Jedenfalls, das Private ist natürlich politisch, das wissen wir seit 2011. Mir ist vollkommen klar, dass es die Welt ein klein wenig besser macht, wenn man die drölfzigste Anleitung zum Thema „wie lade ich Filmwarez von Streamingplattformen?“ schreibt, aber seien wir ehrlich, die kann man sonstwo lesen. Ansonsten gilt, dass das Internet nicht dumm macht, sondern normal (auch schon seit 2008) und diese Normalitätsherstellung ist wichtig und insbesondere wichtiger bei „privaten“ Themen als bei Fragen wie „Sollte ich Serifen im Blogheader nutzen?“

Erzähl!

Erzähl!

Nochmal: Ich will da nichts und niemanden bashen, mich irritiert nur dieses pauschale „privates eher nein (und was soll der Arbeitgeber denken und Ohgott, Dahatenschutz!!1) sehr und frage mich, wie bewusst es allen Lesenden ist, dass genau dieses ausgeblendete Private oft genug das ist, was dazu taugt, das Leben anderer Menschen ganz konkret und möglicherweise gar deutlich zum Besseren zu verändern.

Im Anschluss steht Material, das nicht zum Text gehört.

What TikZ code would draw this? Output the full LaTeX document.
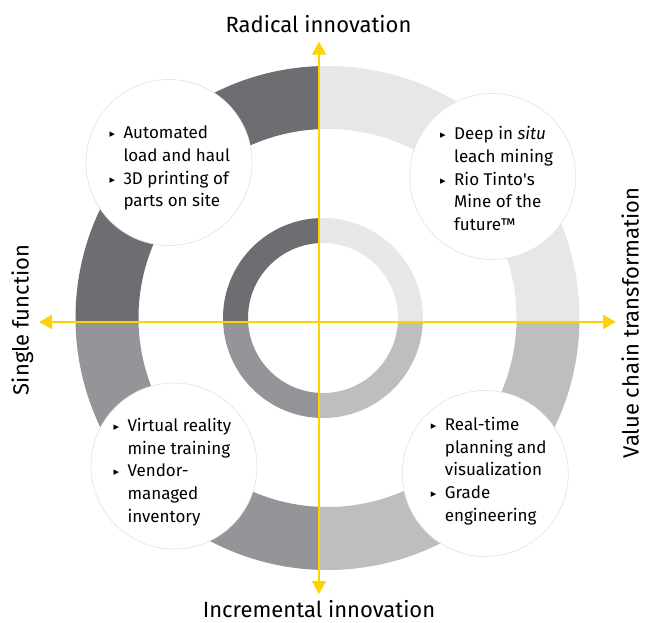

Der von mir ebenfalls sehr geschätzte ix wirft, ha, Schicksal! grade auch ein sehr lakonisches Zitat ab, das im Kontext natürlich dreinschlägt wie ein Schwert: wir sind eine Nische für Bildungsbürger*, die Gesellschaftsprägung findet woanders statt. ich ergänze um ein „Dort wird mit sehr privaten Themen eine überaus diskutable Normalität effizient in die Hirne gepumpt.“ Man darf sich natürlich überlegen, ob man da Gegengewicht sein will oder nicht.

TL,DR: Wers sich qua Privilegien erlauben kann: haut raus. Es ist wichtig und spielt ne Rolle.

*für variable Werte von Bildung. Ich meins weniger spitz denn demütig.